You then ask if we don't help people in need, who will help us when we are in need? I'm not repudiating altruism in general, only altruism done by the theft of money from people (ie taxpayers). If taxes were dramatically reduced, people could give more of their own money to causes which they believe in (ie the Bill and Melinda Gates Foundation - more people could do that sort of thing.) And, I think the recent natural disasters have shown that they will; I'm sure everybody's high schools collected money for Katrina relief. When wildfires almost destroyed Cross Plains, a small town in West Texas, a fund immediately sprang up at my HS to help it, and we were able to do some real good.

Jared: If they're stationed on this side of the border, they're not involved in other countries. I think you meant something else by that, but I'm not quite sure what it was so I'll stick to what you actually said.

You'll also note that I never said the government should do exactly what the majority of people demand. I said that the people should be left to do what they want, within the bounds of the rights of others. If people really want to stop a genocide, they can raise a private army (it's easier than you might think) and go over there and deal with it - those are the mercenaries Mike is talking about.

Justin: Points numbers 1 and 2 I've already dealt with above.

As for point number 3, I know the precedent has already been set, but I'd rather that it hadn't, and I don't think we should be extending it.

I pretty much agree with almost everything Justin and Jared said in their second posts.
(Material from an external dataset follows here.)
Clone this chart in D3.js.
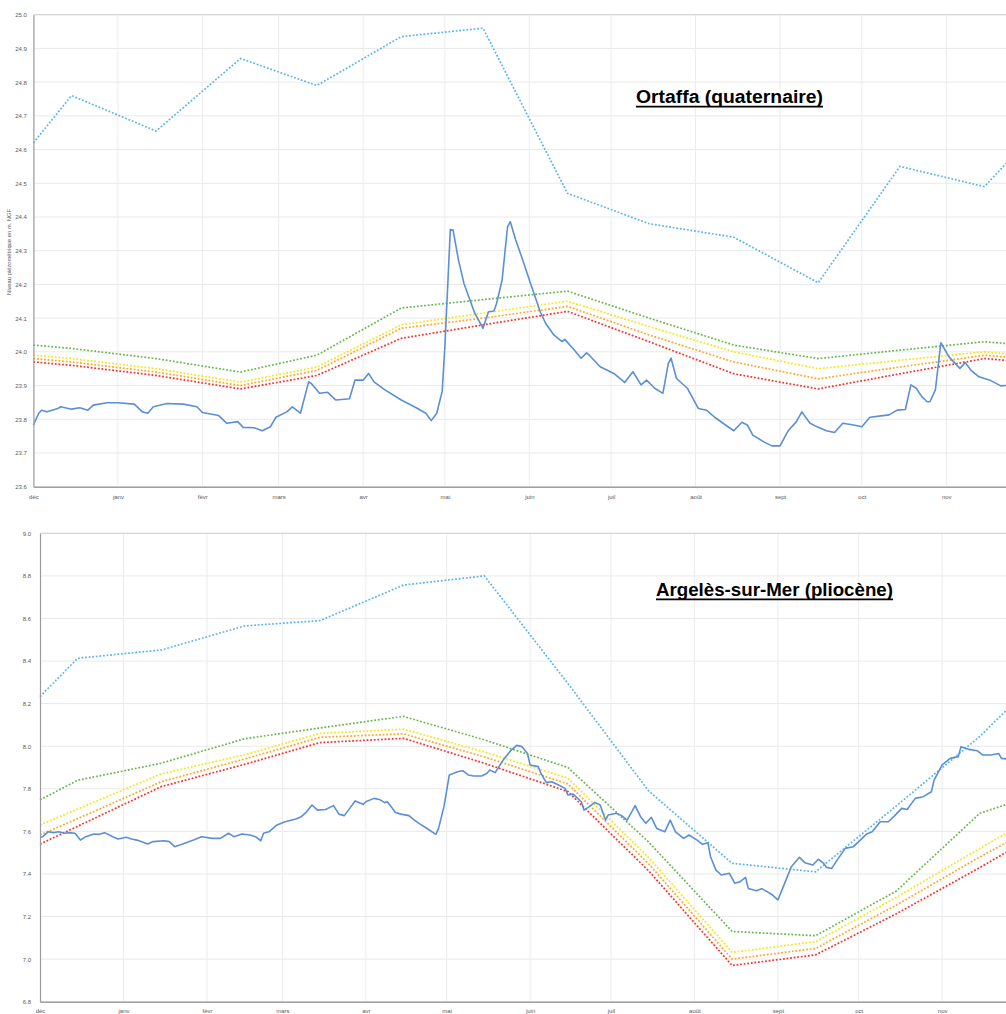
<!DOCTYPE html>
<html><head><meta charset="utf-8">
<script src="https://cdn.jsdelivr.net/npm/d3@7"></script>
<style>html,body{margin:0;padding:0;background:#fff;} svg{display:block;}</style>
</head><body>
<svg id="chart" width="1006" height="1014"></svg>
<script>
// ---------- DATA ----------
const monthLabels = ["janv","févr","mars","avr","mai","juin","juil","août","sept","oct","nov","déc"];
const refDates = ["2022-12-01","2022-12-15","2023-01-15","2023-02-15","2023-03-15","2023-04-15",
  "2023-05-15","2023-06-15","2023-07-15","2023-08-15","2023-09-15","2023-10-15","2023-11-15","2023-11-30"];

// Ortaffa (quaternaire) – reference curves (m NGF)
const ortaffaHigh   = [24.62, 24.76, 24.655, 24.87, 24.79, 24.935, 24.96, 24.47, 24.38, 24.34, 24.205, 24.55, 24.49, 24.62];
const ortaffaGreen  = [24.02, 24.01, 23.98, 23.94, 23.99, 24.13, 24.155, 24.18, 24.10, 24.02, 23.98, 24.005, 24.03, 24.02];
const ortaffaYellow = [23.99, 23.98, 23.95, 23.91, 23.955, 24.08, 24.115, 24.15, 24.075, 24.00, 23.95, 23.975, 24.00, 23.99];
const ortaffaOrange = [23.98, 23.97, 23.94, 23.90, 23.945, 24.07, 24.10, 24.135, 24.05, 23.97, 23.92, 23.955, 23.99, 23.98];
const ortaffaRed    = [23.97, 23.96, 23.93, 23.89, 23.93, 24.04, 24.08, 24.12, 24.03, 23.935, 23.89, 23.935, 23.98, 23.97];

// Ortaffa measured level: days since 1 Dec, value
const ortaffaDays = [0,2,3,5,9,10,14,17,20,22,27,31,37,40,42,44,49,55,60,62,68,71,75,77,81,84,87,89,93,95,98,101,102,105,108,111,116,118,121,123,125,129,135,141,144,146,148,150,151,153,154,156,158,162,165,167,169,170,172,174,175,177,180,182,186,188,191,194,195,198,201,203,204,208,213,216,217,220,223,225,228,231,233,234,236,240,242,244,247,250,254,257,260,262,264,268,271,274,277,280,282,285,288,291,294,297,301,304,307,311,314,317,320,322,324,326,328,329,331,333,336,340,342,344,347,351,355,357];
const ortaffaLevels = [23.783,23.818,23.827,23.822,23.832,23.837,23.830,23.834,23.827,23.842,23.849,23.849,23.845,23.822,23.818,23.837,23.847,23.845,23.837,23.820,23.811,23.788,23.793,23.776,23.775,23.766,23.778,23.806,23.822,23.837,23.818,23.911,23.906,23.877,23.880,23.857,23.861,23.916,23.916,23.936,23.911,23.887,23.857,23.832,23.818,23.796,23.818,23.882,24.015,24.363,24.361,24.272,24.203,24.114,24.070,24.119,24.121,24.144,24.213,24.371,24.386,24.332,24.262,24.213,24.119,24.084,24.050,24.030,24.037,24.010,23.981,23.997,23.990,23.956,23.936,23.916,23.909,23.941,23.902,23.916,23.892,23.877,23.966,23.981,23.921,23.892,23.862,23.832,23.827,23.806,23.783,23.766,23.791,23.783,23.753,23.733,23.721,23.721,23.766,23.793,23.822,23.788,23.776,23.766,23.761,23.788,23.783,23.778,23.806,23.810,23.813,23.827,23.829,23.902,23.892,23.867,23.852,23.852,23.887,24.027,23.985,23.951,23.968,23.946,23.926,23.916,23.899,23.900];

// Argelès-sur-Mer (pliocène) – reference curves
const argelesHigh   = [8.233, 8.413, 8.452, 8.565, 8.59, 8.757, 8.80, 8.295, 7.79, 7.45, 7.41, 7.72, 8.046, 8.233];
const argelesGreen  = [7.748, 7.84, 7.92, 8.035, 8.086, 8.14, 8.03, 7.90, 7.55, 7.13, 7.11, 7.32, 7.685, 7.748];
const argelesYellow = [7.63, 7.705, 7.87, 7.96, 8.06, 8.08, 7.973, 7.85, 7.477, 7.032, 7.082, 7.29, 7.52, 7.63];
const argelesOrange = [7.583, 7.66, 7.833, 7.94, 8.042, 8.058, 7.95, 7.823, 7.448, 7.00, 7.05, 7.254, 7.48, 7.583];
const argelesRed    = [7.54, 7.624, 7.81, 7.915, 8.017, 8.037, 7.92, 7.787, 7.415, 6.97, 7.02, 7.213, 7.43, 7.54];

const argelesDays = [0,1,3,5,7,9,11,13,15,17,20,22,24,27,29,32,34,36,40,42,46,48,50,53,57,60,64,67,70,72,75,78,80,82,83,85,88,91,95,97,99,101,103,106,109,111,113,115,117,120,121,124,126,128,129,132,134,137,139,141,144,147,148,150,152,155,157,159,161,164,166,167,169,172,175,177,179,181,182,185,186,188,190,192,195,196,198,201,202,204,206,208,210,211,214,216,218,221,223,225,227,229,232,234,236,239,241,244,246,248,249,251,253,256,258,260,262,263,266,268,270,272,274,275,277,279,282,284,287,289,291,292,294,296,299,302,304,307,309,312,315,317,320,322,325,328,331,332,335,338,341,342,345,348,350,353,356,357,359];
const argelesLevels = [7.572,7.575,7.598,7.594,7.598,7.591,7.594,7.591,7.559,7.575,7.588,7.586,7.594,7.575,7.564,7.572,7.564,7.559,7.541,7.552,7.556,7.552,7.528,7.541,7.559,7.575,7.567,7.567,7.591,7.575,7.588,7.583,7.575,7.556,7.591,7.598,7.630,7.645,7.658,7.669,7.692,7.724,7.700,7.703,7.721,7.681,7.674,7.708,7.743,7.727,7.739,7.755,7.750,7.735,7.739,7.689,7.681,7.674,7.653,7.635,7.611,7.586,7.614,7.716,7.865,7.880,7.885,7.865,7.860,7.860,7.873,7.888,7.876,7.935,7.982,8.004,7.998,7.966,7.912,7.904,7.873,7.829,7.833,7.821,7.802,7.771,7.775,7.739,7.700,7.716,7.736,7.724,7.653,7.677,7.685,7.674,7.653,7.721,7.669,7.638,7.666,7.614,7.598,7.653,7.598,7.567,7.583,7.559,7.539,7.547,7.481,7.418,7.395,7.403,7.356,7.364,7.384,7.332,7.321,7.331,7.317,7.301,7.278,7.309,7.371,7.434,7.478,7.453,7.442,7.469,7.450,7.431,7.426,7.465,7.520,7.528,7.552,7.588,7.598,7.645,7.645,7.669,7.708,7.703,7.755,7.763,7.786,7.841,7.912,7.943,7.951,7.998,7.985,7.979,7.959,7.959,7.966,7.943,7.940];

// ---------- DRAW ----------
const svg = d3.select("#chart");
const parse = d3.timeParse("%Y-%m-%d");
const start = parse("2022-12-01");
const end = parse("2023-12-01");
const refX = refDates.map(parse);
const colors = {high:"#57b5ee", green:"#66b84c", yellow:"#f5e614", orange:"#ffa625", red:"#f7302c", measured:"#5b8fd6"};

function drawPanel(cfg) {
  const g = svg.append("g");
  const x = d3.scaleTime().domain([start, end]).range([cfg.left, cfg.left + 365 * cfg.pxDay]);
  const y = d3.scaleLinear().domain(cfg.yDomain).range([cfg.bottom, cfg.top]);
  const yTicks = d3.range(cfg.yDomain[0], cfg.yDomain[1] + cfg.step / 2, cfg.step);
  const months = d3.timeMonth.range(start, end);

  // grid
  g.append("g").selectAll("line").data(yTicks).join("line")
    .attr("x1", cfg.left).attr("x2", 1006)
    .attr("y1", d => y(d)).attr("y2", d => y(d))
    .attr("stroke", "#e9e9e9").attr("stroke-width", 1);
  g.append("g").selectAll("line").data(months.slice(1)).join("line")
    .attr("x1", d => x(d)).attr("x2", d => x(d))
    .attr("y1", cfg.top).attr("y2", cfg.bottom)
    .attr("stroke", "#ececec").attr("stroke-width", 1);
  g.append("line").attr("x1", cfg.left).attr("x2", 1006).attr("y1", cfg.top).attr("y2", cfg.top)
    .attr("stroke", "#d6d6d6").attr("stroke-width", 1.2);

  const refLine = d3.line().x((d, i) => x(refX[i])).y(d => y(d));
  const series = [[cfg.green, colors.green], [cfg.yellow, colors.yellow], [cfg.orange, colors.orange], [cfg.red, colors.red], [cfg.high, colors.high]];
  series.forEach(([vals, col]) => {
    g.append("path").attr("d", refLine(vals)).attr("fill", "none")
      .attr("stroke", col).attr("stroke-width", 1.7).attr("stroke-dasharray", "1.8,1.8");
  });

  const mLine = d3.line().x((d, i) => x(d3.timeDay.offset(start, cfg.days[i]))).y(d => y(d));
  g.append("path").attr("d", mLine(cfg.levels)).attr("fill", "none")
    .attr("stroke", colors.measured).attr("stroke-width", 1.6).attr("stroke-linejoin", "round");

  // axes
  const yAxis = d3.axisLeft(y).tickValues(yTicks).tickFormat(d3.format(".1f")).tickSize(0).tickPadding(cfg.yPad);
  const ya = g.append("g").attr("transform", `translate(${cfg.left},0)`).call(yAxis);
  ya.select(".domain").attr("stroke", "#9a9a9a").attr("stroke-width", 1.2);
  ya.selectAll("text").attr("font-size", 6).attr("fill", "#595959").attr("font-family", "Liberation Sans, Arial, sans-serif");

  const xAxis = d3.axisBottom(x).tickValues(months).tickFormat(d => monthLabels[d.getMonth()]).tickSize(0).tickPadding(cfg.xPad);
  const xa = g.append("g").attr("transform", `translate(0,${cfg.bottom})`).call(xAxis);
  xa.select(".domain").attr("stroke", "#a0a0a0").attr("stroke-width", 1.5);
  xa.selectAll("text").attr("font-size", 6).attr("fill", "#595959").attr("font-family", "Liberation Sans, Arial, sans-serif");

  // title
  const t = g.append("text").attr("x", cfg.titleX).attr("y", cfg.titleY).attr("text-anchor", "middle")
    .attr("font-family", "Liberation Sans, Arial, sans-serif").attr("font-weight", "bold").attr("font-size", 18)
    .attr("fill", "#000").attr("textLength", cfg.titleW).attr("lengthAdjust", "spacingAndGlyphs").text(cfg.title);
  g.append("line").attr("x1", cfg.titleX - cfg.titleW / 2).attr("x2", cfg.titleX + cfg.titleW / 2)
    .attr("y1", cfg.titleY + 3.3).attr("y2", cfg.titleY + 3.3).attr("stroke", "#000").attr("stroke-width", 1.8);

  if (cfg.yTitle) {
    g.append("text").attr("transform", `translate(11,${cfg.yTitleY}) rotate(-90)`).attr("text-anchor", "middle")
      .attr("font-family", "Liberation Sans, Arial, sans-serif").attr("font-size", 5.8).attr("fill", "#595959")
      .text(cfg.yTitle);
  }
}

drawPanel({left: 33.4, pxDay: 2.725, top: 14.7, bottom: 486.7, yDomain: [23.6, 25.0], step: 0.1,
  yPad: 6.5, xPad: 8, high: ortaffaHigh, green: ortaffaGreen, yellow: ortaffaYellow, orange: ortaffaOrange, red: ortaffaRed,
  days: ortaffaDays, levels: ortaffaLevels, title: "Ortaffa (quaternaire)", titleX: 729.5, titleY: 103.3, titleW: 187,
  yTitle: "Niveau piézométrique en m. NGF", yTitleY: 252});

drawPanel({left: 40, pxDay: 2.693, top: 533.3, bottom: 1001.7, yDomain: [6.8, 9.0], step: 0.2,
  yPad: 9, xPad: 7, high: argelesHigh, green: argelesGreen, yellow: argelesYellow, orange: argelesOrange, red: argelesRed,
  days: argelesDays, levels: argelesLevels, title: "Argelès-sur-Mer (pliocène)", titleX: 774.5, titleY: 596, titleW: 237});
</script>
</body></html>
Douglas: You brought up abortion, which as it's a controversial issue is in the right place in this thread, so I'll go ahead and open up another Pandora's box and state my position on abortion, which can be extrapolated from my position on charity above:

I've yet to see adequate evidence from either side as to when a zygote actually becomes human. At this point I think it's when the primitive streak emerges, but there really needs to be more research done. Thus I don't think abortions (besides late-term ones which aren't done to save the mother) should be banned at this point, but I don't think taxpayer money should be used for them either.

Thursday, June 01, 2006

I'm sure lucky I can swim.

Seeing what the state legislature is doing to Texas public schools, I'm ecstatic that I got out when I did. Now they've pushed back the start date to after Labor Day, for the great reason of providing longer summers to strengthen families. I'm not making that up or even exaggerating; behold what State Senator John Carona said in the Dallas Morning News today (unfortunately, he's my senator):
Texans want their summers back for good reasons. Longer summers provided by the traditional school year give families more opportunities to spend quality time together without school-time distractions of homework and extracurricular activities. Shorter summers result in loss of time with noncustodial parents and extended family. The time lost with family members whom children don't see day-to-day translates into a loss of traditions and values that are handed down from one generation to the next.
Well, geez, why don't you just dissolve all the "independent" school districts and administer all Texas schools directly from Austin? If Texans want their summers back, they'll get their local school boards to do it. That's why we have school districts. (Admittedly, public schooling is still an unnatural monopoly, but that's another issue altogether.)